For the long term, franchise values and television deals are escalating and Clark and the players know there will be a return to some kind of substantial stadium revenue when the world gets beyond the era of COVID and fans can again fill ballparks to capacity.
There’s certainly a short-term problem, but Clark is aware that MLB wouldn’t even have been able to collect it’s nearly $3 billion in local and national television revenue this past season without the players performing at a level of intensity and integrity through very difficult circumstances. Manfred applauded that intensity.
“The quality of play through the season and the postseason has been really, really high,” Manfred said. “Even when the stands were empty the players played their hearts out. It’s the sign of real professionalism, maybe is the best word.”
Clark agreed. While he said the union is closely watching the free-agent market, he’s well aware that the players are the product.
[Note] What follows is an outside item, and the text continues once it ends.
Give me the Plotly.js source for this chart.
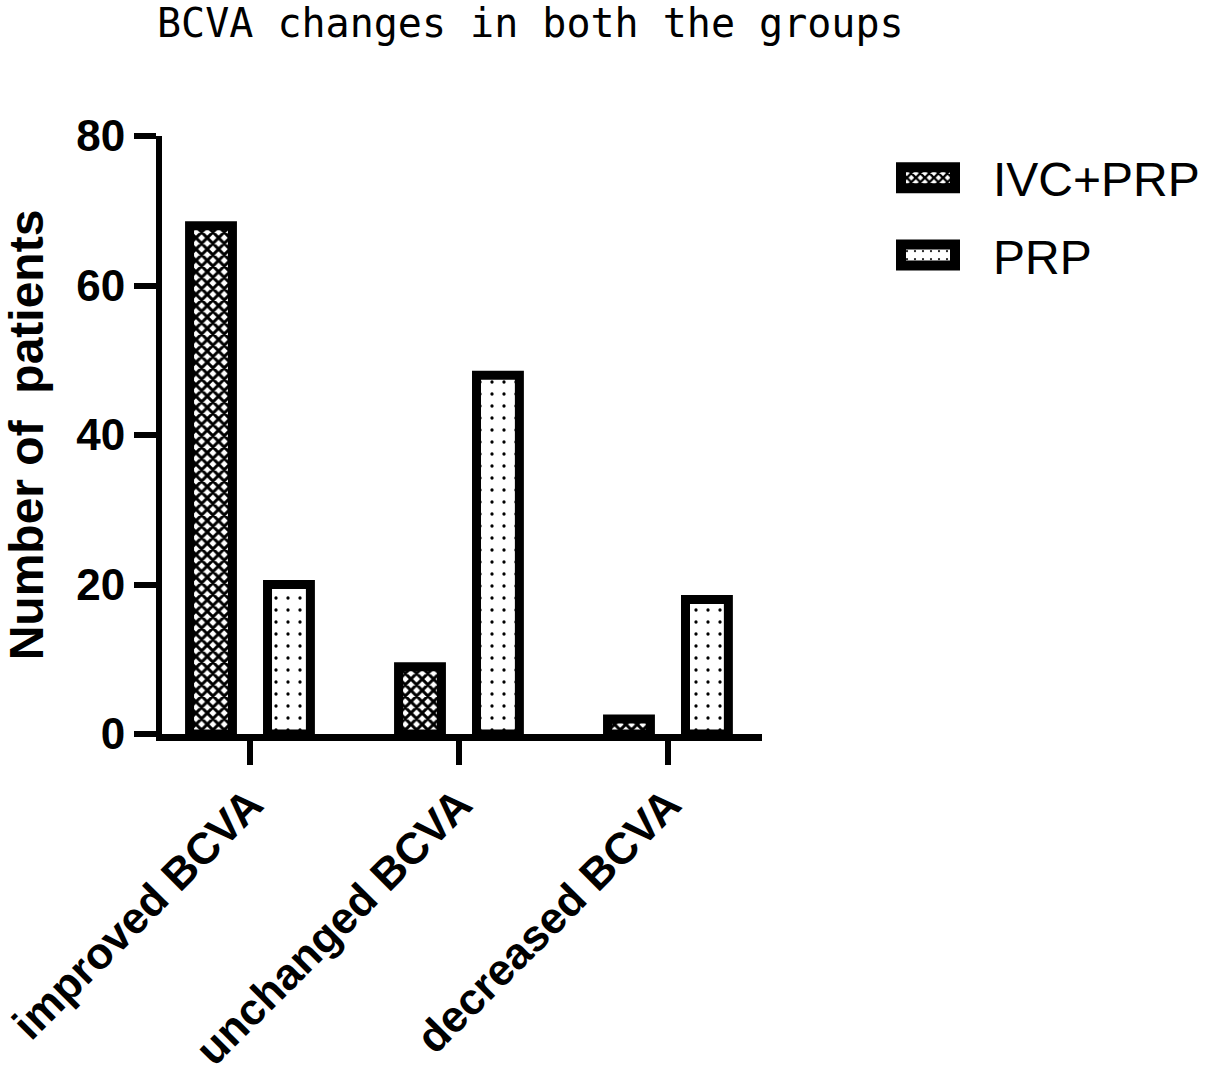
<!DOCTYPE html>
<html>
<head>
<meta charset="utf-8">
<script src="https://cdn.plot.ly/plotly-3.0.1.min.js"></script>
<style>
  html, body { margin: 0; padding: 0; background: #fff; }
  #chart { width: 1205px; height: 1070px; }
</style>
</head>
<body>
<div id="chart"></div>
<script>
// values
const categories = ['improved BCVA', 'unchanged BCVA', 'decreased BCVA'];
const ivcPrp = [68, 9, 2];
const prpOnly = [20, 48, 18];
const yTicks = [0, 20, 40, 60, 80];

const tickFont = { family: 'Liberation Sans, Arial, sans-serif', size: 44, color: '#000', weight: 'bold' };

const traces = [
    {
        x: categories,
        y: ivcPrp,
        type: 'bar',
        name: 'IVC+PRP',
        legendgroup: 'ivc',
        marker: {
            color: '#fff',
            line: { color: '#000', width: 9 },
            pattern: { shape: 'x', size: 8, solidity: 0.6, fgcolor: '#000', bgcolor: '#fff', fillmode: 'replace' },
        },
    },
    {
        x: categories,
        y: prpOnly,
        type: 'bar',
        name: 'PRP',
        legendgroup: 'prp',
        marker: {
            color: '#fff',
            line: { color: '#000', width: 9 },
            pattern: { shape: '.', size: 12, solidity: 0.06, fgcolor: '#000', bgcolor: '#fff', fillmode: 'replace' },
        },
    },
];

const layout = {
    width: 1205,
    height: 1070,
    title: {
        text: 'BCVA changes in both the groups',
        font: { family: 'DejaVu Sans Mono, monospace', size: 40, color: '#000' },
        xref: 'container', yref: 'container',
        x: 157 / 1205, xanchor: 'left',
        y: 1 - 23 / 1070, yanchor: 'middle',
    },
    barmode: 'group',
    bargap: 0.254,
    bargroupgap: 0.45,
    xaxis: {
        type: 'category',
        range: [-0.421, 2.45],
        showline: true, linecolor: '#000', linewidth: 7,
        ticks: 'outside', ticklen: 24, tickwidth: 6, tickcolor: '#000',
        tickangle: -45,
        ticklabelstandoff: -4,
        tickfont: tickFont,
        showgrid: false, zeroline: false,
        fixedrange: true,
    },
    yaxis: {
        range: [0, 80],
        tickvals: yTicks,
        showline: true, linecolor: '#000', linewidth: 6,
        ticks: 'outside', ticklen: 22, tickwidth: 6, tickcolor: '#000',
        tickfont: tickFont,
        showgrid: false, zeroline: false,
        title: {
            text: 'Number of \u00a0patients',
            font: { family: 'Liberation Sans, Arial, sans-serif', size: 48, color: '#000', weight: 'bold' },
            standoff: 20,
        },
        fixedrange: true,
    },
    legend: {
        xref: 'container', yref: 'container',
        x: 893 / 1205, xanchor: 'left',
        y: 1 - 140 / 1070, yanchor: 'top',
        font: { family: 'Liberation Sans, Arial, sans-serif', size: 48, color: '#000' },
        itemwidth: 90,
        traceorder: 'grouped',
        tracegroupgap: 12,
        bgcolor: 'rgba(0,0,0,0)',
    },
    showlegend: true,
    plot_bgcolor: '#fff',
    paper_bgcolor: '#fff',
    margin: { t: 136, r: 443, b: 336, l: 162 },
};

Plotly.newPlot('chart', traces, layout, { displayModeBar: false, staticPlot: true }).then(gd => {
    // widen the legend swatches to the long boxes of the original
    gd.querySelectorAll('.legend .legendpoints path').forEach(p => {
        p.setAttribute('d', 'M12,10.5H-42V-10.5H12Z');
        p.style.strokeWidth = '10px';
    });
});
</script>
</body>
</html>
“That’s the conversation I’m hoping we’re able to have,” Clark said. “In a number of ways, we haven’t had it yet. There’s nothing as important to me as a former player than our players and the well-being of our game on and off the field. We have sold our proverbial souls to the game. It’s in our DNA.
“As a result, I remain hopeful that quietly, and out of the spotlight, we have a conversation that moves us forward. I hope that’s what we’re able to do here.”